Bedford enters the play as a ghost of England’s past—a man who remembers Henry V and the glory of English conquest, now watching that legacy crumble. He opens the play at Henry’s funeral, calling on the heavens to darken in mourning, and in that single gesture establishes the emotional register: loss, dread, the sense that an era is ending. He is old, dying, yet his mind remains sharp and his will unbroken. While others squabble over power and politics—Gloucester and Winchester trading insults, the French taking back territory—Bedford focuses on what matters: the immediate military crisis and the need to reclaim what England has lost.
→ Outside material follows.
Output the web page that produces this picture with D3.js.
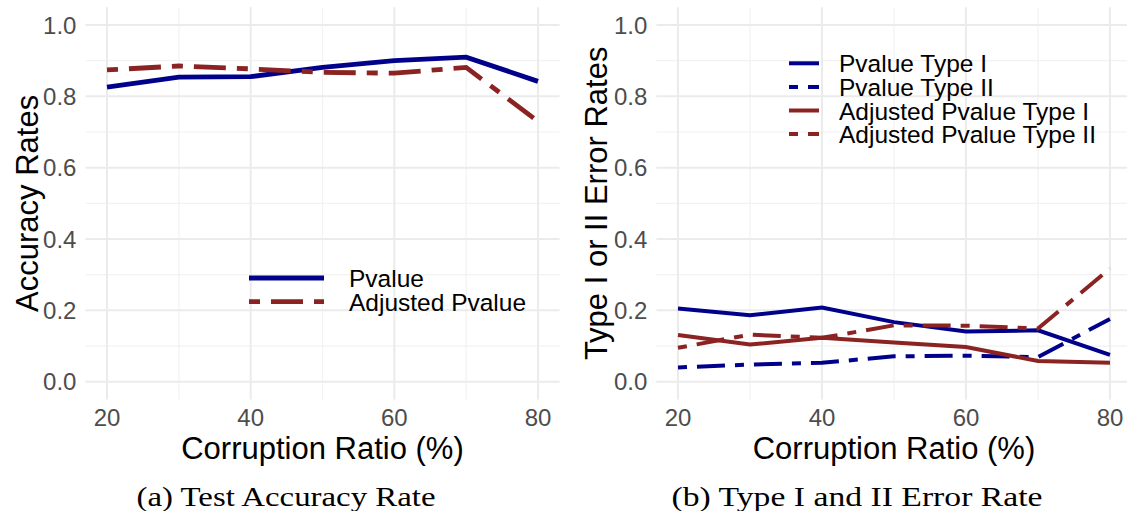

What makes Bedford significant is not the volume of his lines but their weight. He is the play’s moral center, the one character who seems to care more about duty than ambition. When news arrives that the English are losing France, he does not hesitate or calculate political advantage; he simply vows to act. “I’ll hale the Dauphin headlong from his throne: His crown shall be the ransom of my friend.” He means it. Later, even as death approaches—he appears on stage in a sickbed during the siege of Rouen—he refuses to leave the battlefield. “Lord Talbot, do not so dishonour me,” he tells his commander. “Here will I sit before the walls of Rouen And will be partner of your weal or woe.” He chooses to die beside his men rather than seek comfort in safety. This is a man for whom honor is not an abstraction but a living code.
Bedford’s presence in the play is elegiac. He represents continuity with Henry V’s England, a time when English arms were invincible and the realm was unified. His death—quiet, dignified, amid the chaos of war—marks the real turning point. After he goes, there is no one left to embody that old order. Talbot will fall, Joan will rise and fall, and the play will end with sulfurous intrigues at court: Suffolk scheming to control the king through marriage, Winchester reaching for the cardinal’s hat, York and Somerset poisoning each other with ambition. Bedford’s last act is to witness English defeat and know he will not see its reversal. In a play about the dissolution of kingdoms and the corruption of power, he stands apart—faithful, steadfast, and ultimately powerless to stop the rot spreading through his nation.